### Short task:
Go through the listing and return every line with "seaborn" in it.

### Dataset rows:
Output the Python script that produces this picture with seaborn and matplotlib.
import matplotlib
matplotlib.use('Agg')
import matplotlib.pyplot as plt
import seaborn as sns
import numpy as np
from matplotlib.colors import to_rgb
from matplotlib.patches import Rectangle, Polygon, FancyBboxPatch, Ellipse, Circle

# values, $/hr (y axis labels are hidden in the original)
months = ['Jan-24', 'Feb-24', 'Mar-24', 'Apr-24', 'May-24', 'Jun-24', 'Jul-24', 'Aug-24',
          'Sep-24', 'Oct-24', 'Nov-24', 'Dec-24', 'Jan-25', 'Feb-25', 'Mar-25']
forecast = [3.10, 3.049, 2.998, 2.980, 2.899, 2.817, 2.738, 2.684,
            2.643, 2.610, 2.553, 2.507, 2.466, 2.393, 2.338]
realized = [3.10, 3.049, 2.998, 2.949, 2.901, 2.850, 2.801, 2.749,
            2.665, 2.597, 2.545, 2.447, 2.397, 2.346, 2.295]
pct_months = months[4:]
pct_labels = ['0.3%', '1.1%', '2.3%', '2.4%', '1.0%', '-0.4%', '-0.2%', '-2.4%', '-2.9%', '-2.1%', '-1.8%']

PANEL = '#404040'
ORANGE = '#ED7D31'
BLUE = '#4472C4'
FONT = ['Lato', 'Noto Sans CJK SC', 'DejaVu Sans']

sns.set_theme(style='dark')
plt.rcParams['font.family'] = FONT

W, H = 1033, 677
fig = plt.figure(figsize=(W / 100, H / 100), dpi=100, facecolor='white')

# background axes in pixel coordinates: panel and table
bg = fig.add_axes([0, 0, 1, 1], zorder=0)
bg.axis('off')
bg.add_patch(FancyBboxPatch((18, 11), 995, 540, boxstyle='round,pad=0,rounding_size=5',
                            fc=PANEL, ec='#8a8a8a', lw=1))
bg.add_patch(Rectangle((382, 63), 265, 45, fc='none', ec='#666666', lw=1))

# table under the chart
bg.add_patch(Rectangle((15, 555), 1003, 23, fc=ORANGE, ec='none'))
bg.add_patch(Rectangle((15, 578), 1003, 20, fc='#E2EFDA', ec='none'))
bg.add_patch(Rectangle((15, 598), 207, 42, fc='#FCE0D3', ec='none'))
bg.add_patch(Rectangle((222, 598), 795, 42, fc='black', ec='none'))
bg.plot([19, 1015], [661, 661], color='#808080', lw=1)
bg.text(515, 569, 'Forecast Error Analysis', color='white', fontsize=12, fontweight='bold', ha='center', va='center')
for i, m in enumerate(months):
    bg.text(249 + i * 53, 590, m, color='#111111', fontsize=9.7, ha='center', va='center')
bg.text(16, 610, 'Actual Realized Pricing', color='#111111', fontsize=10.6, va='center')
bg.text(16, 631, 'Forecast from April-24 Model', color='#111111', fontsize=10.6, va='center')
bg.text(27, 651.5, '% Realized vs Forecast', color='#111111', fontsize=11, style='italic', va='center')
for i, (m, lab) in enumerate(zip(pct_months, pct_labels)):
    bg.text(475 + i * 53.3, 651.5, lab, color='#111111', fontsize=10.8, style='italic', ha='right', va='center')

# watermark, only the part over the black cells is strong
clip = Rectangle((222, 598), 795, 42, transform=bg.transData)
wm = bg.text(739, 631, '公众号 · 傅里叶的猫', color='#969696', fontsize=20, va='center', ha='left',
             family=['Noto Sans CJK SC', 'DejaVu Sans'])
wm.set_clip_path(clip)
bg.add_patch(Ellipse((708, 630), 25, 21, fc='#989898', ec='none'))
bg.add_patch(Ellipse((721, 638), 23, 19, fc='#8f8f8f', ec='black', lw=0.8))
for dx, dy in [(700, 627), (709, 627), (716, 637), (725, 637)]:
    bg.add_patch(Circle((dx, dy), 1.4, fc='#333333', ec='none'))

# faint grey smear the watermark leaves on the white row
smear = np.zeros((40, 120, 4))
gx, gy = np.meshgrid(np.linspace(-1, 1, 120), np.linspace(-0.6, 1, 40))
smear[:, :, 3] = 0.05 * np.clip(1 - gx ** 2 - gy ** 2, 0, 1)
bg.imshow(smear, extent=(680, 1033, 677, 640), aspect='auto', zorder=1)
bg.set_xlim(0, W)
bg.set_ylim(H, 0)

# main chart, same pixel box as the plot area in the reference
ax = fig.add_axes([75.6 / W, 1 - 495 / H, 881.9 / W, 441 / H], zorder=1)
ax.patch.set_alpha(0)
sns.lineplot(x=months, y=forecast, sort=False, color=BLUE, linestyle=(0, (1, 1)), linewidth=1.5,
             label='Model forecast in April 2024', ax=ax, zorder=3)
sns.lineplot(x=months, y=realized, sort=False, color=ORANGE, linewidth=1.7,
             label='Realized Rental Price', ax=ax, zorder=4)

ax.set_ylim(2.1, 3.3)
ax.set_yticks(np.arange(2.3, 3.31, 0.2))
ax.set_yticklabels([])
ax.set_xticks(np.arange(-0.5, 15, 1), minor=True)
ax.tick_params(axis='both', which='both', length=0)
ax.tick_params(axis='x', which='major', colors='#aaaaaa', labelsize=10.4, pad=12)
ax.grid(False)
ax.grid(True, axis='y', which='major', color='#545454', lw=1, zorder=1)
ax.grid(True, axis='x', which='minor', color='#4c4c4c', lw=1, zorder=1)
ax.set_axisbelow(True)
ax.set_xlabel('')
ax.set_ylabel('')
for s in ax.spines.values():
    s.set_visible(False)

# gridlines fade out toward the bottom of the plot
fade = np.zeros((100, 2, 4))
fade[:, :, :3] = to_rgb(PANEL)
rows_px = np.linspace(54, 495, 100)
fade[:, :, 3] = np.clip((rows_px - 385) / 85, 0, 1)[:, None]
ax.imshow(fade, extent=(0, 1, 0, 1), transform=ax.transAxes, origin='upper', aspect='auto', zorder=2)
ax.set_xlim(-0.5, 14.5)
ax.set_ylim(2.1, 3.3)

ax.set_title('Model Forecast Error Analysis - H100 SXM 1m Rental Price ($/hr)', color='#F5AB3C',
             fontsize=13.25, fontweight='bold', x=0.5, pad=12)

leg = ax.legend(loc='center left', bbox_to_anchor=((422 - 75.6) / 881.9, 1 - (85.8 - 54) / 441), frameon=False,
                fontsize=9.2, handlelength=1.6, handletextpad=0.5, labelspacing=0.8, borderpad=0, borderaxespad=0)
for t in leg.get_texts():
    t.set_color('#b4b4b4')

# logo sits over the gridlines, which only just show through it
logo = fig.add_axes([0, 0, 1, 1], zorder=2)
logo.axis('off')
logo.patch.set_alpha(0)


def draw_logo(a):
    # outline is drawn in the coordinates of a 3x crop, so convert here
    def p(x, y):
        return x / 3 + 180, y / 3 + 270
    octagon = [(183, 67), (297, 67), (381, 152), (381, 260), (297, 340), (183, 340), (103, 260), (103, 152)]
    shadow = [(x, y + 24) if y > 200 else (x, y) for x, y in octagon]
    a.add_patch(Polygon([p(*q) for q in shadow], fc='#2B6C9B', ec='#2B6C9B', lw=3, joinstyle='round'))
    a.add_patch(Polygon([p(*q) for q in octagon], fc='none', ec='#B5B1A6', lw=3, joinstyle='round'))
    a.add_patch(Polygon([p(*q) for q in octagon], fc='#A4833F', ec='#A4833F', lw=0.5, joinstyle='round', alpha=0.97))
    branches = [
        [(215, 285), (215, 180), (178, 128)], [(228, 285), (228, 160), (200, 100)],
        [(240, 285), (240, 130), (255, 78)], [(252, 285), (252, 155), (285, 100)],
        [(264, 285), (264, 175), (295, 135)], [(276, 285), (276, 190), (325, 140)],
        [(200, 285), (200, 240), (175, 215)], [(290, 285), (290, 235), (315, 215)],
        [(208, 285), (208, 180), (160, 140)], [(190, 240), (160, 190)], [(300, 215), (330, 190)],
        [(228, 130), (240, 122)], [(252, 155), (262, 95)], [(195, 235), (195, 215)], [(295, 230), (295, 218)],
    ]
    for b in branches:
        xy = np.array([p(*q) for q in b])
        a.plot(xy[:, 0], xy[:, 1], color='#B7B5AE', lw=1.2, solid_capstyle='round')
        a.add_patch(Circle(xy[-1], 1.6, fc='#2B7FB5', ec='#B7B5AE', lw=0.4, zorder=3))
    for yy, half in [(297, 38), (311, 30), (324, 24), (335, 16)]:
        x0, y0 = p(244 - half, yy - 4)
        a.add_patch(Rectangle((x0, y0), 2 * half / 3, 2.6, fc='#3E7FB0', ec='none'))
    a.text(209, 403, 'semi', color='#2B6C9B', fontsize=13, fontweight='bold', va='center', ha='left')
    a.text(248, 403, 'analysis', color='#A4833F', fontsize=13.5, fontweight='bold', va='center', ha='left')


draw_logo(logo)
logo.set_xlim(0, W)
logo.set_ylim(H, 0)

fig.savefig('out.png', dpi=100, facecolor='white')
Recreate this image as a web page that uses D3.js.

### Problem solution:
Output the Python script that produces this picture with seaborn and matplotlib.
import seaborn as sns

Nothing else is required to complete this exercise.